The first and last woman to be hanged in New Mexico was 19-year-old Paula Angel. The crime which led her to the gallows was “as old as Eden.” On 23 March, 1861, Angel stabbed her lover, Miguel Martin, to death. Martin was a married man and a father of five who had been having an affair with Angel behind his wife’s back. Seemingly bored with the affair, Martin decided he would call it off. Within a day, Angel was apprehended for the murder and her trial was held just five days later. After being found guilty, she was sentenced to hang the following month. Her time in jail was short and torturous. It was reported that the sheriff taunted her daily by reminder her how many days she had left on earth.
As the execution date rolled around, Angel was told to sit on top of her coffin in the back of the wagon as they drove to the spot she would be killed - a tree on a cottonwood grove.
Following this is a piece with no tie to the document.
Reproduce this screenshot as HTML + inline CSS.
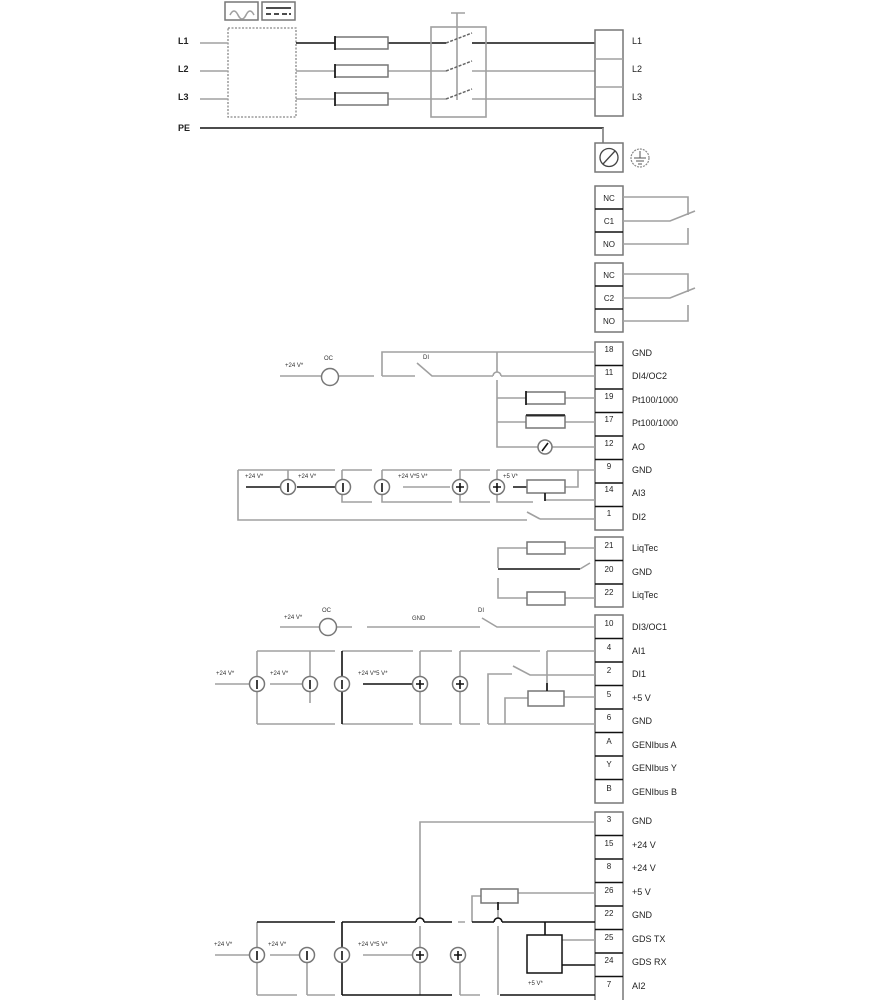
<!DOCTYPE html>
<html><head><meta charset="utf-8"><style>
html,body{margin:0;padding:0;background:#fff;}
svg{display:block;}
text{font-family:"Liberation Sans",sans-serif;}
.g{stroke:#a0a0a0;stroke-width:1.6;fill:none;}
.k{stroke:#111;stroke-width:1.6;fill:none;}
.c{stroke:#777;stroke-width:1.5;fill:#fff;}
.t{font-size:9px;fill:#222;}
.n{font-size:8px;fill:#222;text-anchor:middle;}
.s{font-size:6px;fill:#333;}
</style></head><body>
<svg width="875" height="1000" viewBox="0 0 875 1000" xmlns="http://www.w3.org/2000/svg">
<!-- top power -->
<rect x="225" y="2" width="33" height="18" class="c" stroke="#888"/>
<path d="M230 15 q4 -8 8 0 q4 8 8 0 q4 -8 8 0" class="g" stroke="#555" stroke-width="1"/>
<rect x="262" y="2" width="33" height="18" class="c"/>
<path d="M266 8 h25 M266 14 h5 M274 14 h5 M282 14 h5 M289 14 h2" class="k" stroke-width="1"/>
<rect x="228" y="28" width="68" height="89" fill="none" stroke="#888" stroke-width="1.3" stroke-dasharray="2,1.5"/>
<text x="178" y="44" class="t" font-weight="bold">L1</text>
<text x="178" y="72" class="t" font-weight="bold">L2</text>
<text x="178" y="100" class="t" font-weight="bold">L3</text>
<text x="178" y="131" class="t" font-weight="bold">PE</text>
<path d="M200 43H228M200 71H228M200 99H228" class="g"/>
<path d="M296 43H335M388 43H446M472 43H595" class="k"/>
<path d="M296 71H335M388 71H446M472 71H595M296 99H335M388 99H446M472 99H595" class="g"/>
<rect x="335" y="37" width="53" height="12" fill="#fff" stroke="#777" stroke-width="1.5"/>
<rect x="335" y="65" width="53" height="12" fill="#fff" stroke="#777" stroke-width="1.5"/>
<rect x="335" y="93" width="53" height="12" fill="#fff" stroke="#777" stroke-width="1.5"/>
<path d="M335 36V50M335 64V78M335 92V106" class="k" stroke-width="2"/>
<rect x="431" y="27" width="55" height="90" class="g"/>
<path d="M457 13V100M451 13H465" class="g"/>
<path d="M446 43L472 33M446 71L472 61M446 99L472 89" stroke="#666" stroke-width="1.5" stroke-dasharray="3,1.5"/>
<rect x="595" y="30" width="28" height="86" class="c"/>
<path d="M595 59H623M595 87H623" class="g"/>
<text x="632" y="44" class="t">L1</text><text x="632" y="72" class="t">L2</text><text x="632" y="100" class="t">L3</text>
<path d="M200 128H603V143" class="k"/>
<path d="M603 128V143" class="g"/>
<rect x="595" y="143" width="28" height="29" class="c"/>
<circle cx="609" cy="157.5" r="9" fill="none" stroke="#444" stroke-width="1.3"/>
<path d="M603 164L615 151" stroke="#444" stroke-width="1.3"/>
<circle cx="640" cy="158" r="9" fill="none" stroke="#888" stroke-width="1.2" stroke-dasharray="2,1"/>
<path d="M640 151V158M634 158H646M636 161H644M638 164H642" stroke="#555" stroke-width="1"/>
<!-- relays -->
<rect x="595" y="186" width="28" height="69" class="c"/>
<path d="M595 209H623M595 232H623" class="k" stroke-width="1.5"/>
<text x="609" y="201" class="n">NC</text><text x="609" y="224" class="n">C1</text><text x="609" y="247" class="n">NO</text>
<path d="M623 197H688V215M623 221H670L695 211M623 244H688V228" class="g"/>
<rect x="595" y="263" width="28" height="69" class="c"/>
<path d="M595 286H623M595 309H623" class="k" stroke-width="1.5"/>
<text x="609" y="278" class="n">NC</text><text x="609" y="301" class="n">C2</text><text x="609" y="324" class="n">NO</text>
<path d="M623 274H688V292M623 298H670L695 288M623 321H688V305" class="g"/>
<!-- block 3 terminals -->
<rect x="595" y="342" width="28" height="188" class="c"/>
<path d="M595 365.5H623M595 389H623M595 412.5H623M595 436H623M595 459.5H623M595 483H623M595 506.5H623" class="k" stroke-width="1.3"/>
<text x="609" y="352" class="n">18</text><text x="609" y="375" class="n">11</text><text x="609" y="399" class="n">19</text><text x="609" y="422" class="n">17</text><text x="609" y="446" class="n">12</text><text x="609" y="469" class="n">9</text><text x="609" y="492" class="n">14</text><text x="609" y="516" class="n">1</text>
<text x="632" y="356" class="t">GND</text><text x="632" y="379" class="t">DI4/OC2</text><text x="632" y="403" class="t">Pt100/1000</text><text x="632" y="426" class="t">Pt100/1000</text><text x="632" y="450" class="t">AO</text><text x="632" y="473" class="t">GND</text><text x="632" y="496" class="t">AI3</text><text x="632" y="520" class="t">DI2</text>
<text x="285" y="367" class="s">+24 V*</text><text x="324" y="360" class="s">OC</text><text x="423" y="359" class="s">DI</text>
<path d="M280 376H321M339 376H374M382 376V352H595M382 376H415L415 376M417 363L432 376H493M501 376H595M497 352V372M497 380V447H538M552 447H595M497 398H526M565 398H595M497 422H526M565 422H595" class="g"/>
<path d="M493 376 A4 4 0 0 1 501 376" class="g"/>
<circle cx="330" cy="377" r="8.5" class="c"/>
<rect x="526" y="392" width="39" height="12" class="c"/>
<rect x="526" y="416" width="39" height="12" class="c"/>
<path d="M526 391V405" class="k"/><path d="M526 415H565" class="k"/>
<circle cx="545" cy="447" r="7" class="c"/><path d="M542 451L548 443" class="k"/>
<!-- row 9/14/1 -->
<path d="M238 470H335M342 470H372M382 470H452M460 470H490M497 470H578V487H565M238 470V520H527L527 520M540 519H595M527 512L540 519M342 470V502H372M382 470V502H452M460 470V502H490M497 470V502H533M545 493V500H595M288 470V479M403 487H450M578 470H595" class="g"/>
<path d="M246 487H280M297 487H335M513 487H527" class="k"/>
<rect x="527" y="480" width="38" height="13" class="c"/>
<path d="M545 493V501" class="k" stroke-width="3"/>
<circle cx="288" cy="487" r="7.5" class="c"/><circle cx="343" cy="487" r="7.5" class="c"/><circle cx="382" cy="487" r="7.5" class="c"/><circle cx="460" cy="487" r="7.5" class="c"/><circle cx="497" cy="487" r="7.5" class="c"/>
<path d="M288 483V492M343 483V492M382 483V492M460 483V492M456 487H464M497 483V492M493 487H501" class="k" stroke-width="2"/>
<text x="245" y="478" class="s">+24 V*</text><text x="298" y="478" class="s">+24 V*</text><text x="398" y="478" class="s">+24 V*5 V*</text><text x="503" y="478" class="s">+5 V*</text>
<!-- block 4 -->
<rect x="595" y="537" width="28" height="70" class="c"/>
<path d="M595 560.5H623M595 584H623" class="k" stroke-width="1.3"/>
<text x="609" y="548" class="n">21</text><text x="609" y="572" class="n">20</text><text x="609" y="595" class="n">22</text>
<text x="632" y="551" class="t">LiqTec</text><text x="632" y="575" class="t">GND</text><text x="632" y="598" class="t">LiqTec</text>
<path d="M595 548H565M527 548H498V568M498 578V598H527M565 598H595M580 569L590 563" class="g"/>
<path d="M498 569H580" class="k"/>
<rect x="527" y="542" width="38" height="12" class="c"/><rect x="527" y="592" width="38" height="13" class="c"/>
<!-- block 5 -->
<rect x="595" y="615" width="28" height="188" class="c"/>
<path d="M595 638.5H623M595 662H623M595 685.5H623M595 709H623M595 732.5H623M595 756H623M595 779.5H623" class="k" stroke-width="1.3"/>
<text x="609" y="626" class="n">10</text><text x="609" y="650" class="n">4</text><text x="609" y="673" class="n">2</text><text x="609" y="697" class="n">5</text><text x="609" y="720" class="n">6</text><text x="609" y="744" class="n">A</text><text x="609" y="767" class="n">Y</text><text x="609" y="791" class="n">B</text>
<text x="632" y="630" class="t">DI3/OC1</text><text x="632" y="654" class="t">AI1</text><text x="632" y="677" class="t">DI1</text><text x="632" y="701" class="t">+5 V</text><text x="632" y="724" class="t">GND</text><text x="632" y="748" class="t">GENIbus A</text><text x="632" y="771" class="t">GENIbus Y</text><text x="632" y="795" class="t">GENIbus B</text>
<text x="284" y="619" class="s">+24 V*</text><text x="322" y="612" class="s">OC</text><text x="412" y="620" class="s">GND</text><text x="478" y="612" class="s">DI</text>
<path d="M280 627H320M337 627H352M367 627H480M482 618L497 627H595" class="g"/>
<circle cx="328" cy="627" r="8.5" class="c"/>
<path d="M257 651H335M342 651H413M420 651H452M460 651H540M547 651H595M547 651V693M257 651V724M310 651V703M420 651V724M460 651V724M257 724H335M342 724H413M420 724H452M460 724H480M488 724H595M488 724V674H512M513 666L530 675H595M505 724V698H528M564 697H595M215 684H249M270 684H302" class="g"/>
<path d="M342 651V724M363 684H413" class="k"/>
<rect x="528" y="691" width="36" height="15" class="c"/>
<path d="M547 683V691" class="k" stroke-width="3"/>
<circle cx="257" cy="684" r="7.5" class="c"/><circle cx="310" cy="684" r="7.5" class="c"/><circle cx="342" cy="684" r="7.5" class="c"/><circle cx="420" cy="684" r="7.5" class="c"/><circle cx="460" cy="684" r="7.5" class="c"/>
<path d="M257 680V689M310 680V689M342 680V689M420 680V689M416 684H424M460 680V689M456 684H464" class="k" stroke-width="2"/>
<text x="216" y="675" class="s">+24 V*</text><text x="270" y="675" class="s">+24 V*</text><text x="358" y="675" class="s">+24 V*5 V*</text>
<!-- block 6 -->
<rect x="595" y="812" width="28" height="190" class="c"/>
<path d="M595 835.5H623M595 859H623M595 882.5H623M595 906H623M595 929.5H623M595 953H623M595 976.5H623" class="k" stroke-width="1.3"/>
<text x="609" y="822" class="n">3</text><text x="609" y="846" class="n">15</text><text x="609" y="869" class="n">8</text><text x="609" y="893" class="n">26</text><text x="609" y="916" class="n">22</text><text x="609" y="940" class="n">25</text><text x="609" y="963" class="n">24</text><text x="609" y="987" class="n">7</text>
<text x="632" y="824" class="t">GND</text><text x="632" y="848" class="t">+24 V</text><text x="632" y="871" class="t">+24 V</text><text x="632" y="895" class="t">+5 V</text><text x="632" y="918" class="t">GND</text><text x="632" y="942" class="t">GDS TX</text><text x="632" y="965" class="t">GDS RX</text><text x="632" y="989" class="t">AI2</text>
<path d="M595 822H420V918M518 893H595M481 896H472V922M498 903V918M498 926V995M257 922V995M307 955V995M420 926V995M460 955V995M257 995H297M307 995H335M460 995H480M215 955H249M270 955H300M363 955H412M458 922H465M562 940H595" class="g"/>
<path d="M257 922H335M342 922H416M424 922H452M472 922H494M502 922H595M342 922V995M342 995H452M500 995H595M545 922V935M562 965H595" class="k"/>
<path d="M416 922A4 4 0 0 1 424 922M494 922A4 4 0 0 1 502 922" class="k"/>
<rect x="481" y="889" width="37" height="14" class="c"/>
<path d="M498 902V910" class="k" stroke-width="3"/>
<rect x="527" y="935" width="35" height="38" fill="#fff" stroke="#111" stroke-width="1.5"/>
<text x="528" y="985" class="s">+5 V*</text>
<circle cx="257" cy="955" r="7.5" class="c"/><circle cx="307" cy="955" r="7.5" class="c"/><circle cx="342" cy="955" r="7.5" class="c"/><circle cx="420" cy="955" r="7.5" class="c"/><circle cx="458" cy="955" r="7.5" class="c"/>
<path d="M257 951V960M307 951V960M342 951V960M420 951V960M416 955H424M458 951V960M454 955H462" class="k" stroke-width="2"/>
<text x="214" y="946" class="s">+24 V*</text><text x="268" y="946" class="s">+24 V*</text><text x="358" y="946" class="s">+24 V*5 V*</text>
</svg>
</body></html>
There was no gallows. She was to be hanged from a tree. As the noose was tied around her neck and she was strung up to hang, it was noticed that the sheriff had forgot to tie her hands. The crowd stood in shock as Angel grabbed at her neck and tried to loosen the rope. As she was slowly being choked to death, the sheriff wrapped his arms around her waist to attempt to weight her down and facilitate her demise. The crowd booed and ordered she be cut down. The sight was unbearable.
The execution was momentarily halted so that the sheriff could tie Angel’s hands behind her back. Moments later, she was hanged once again. This time, it was successful and Angel finally perished.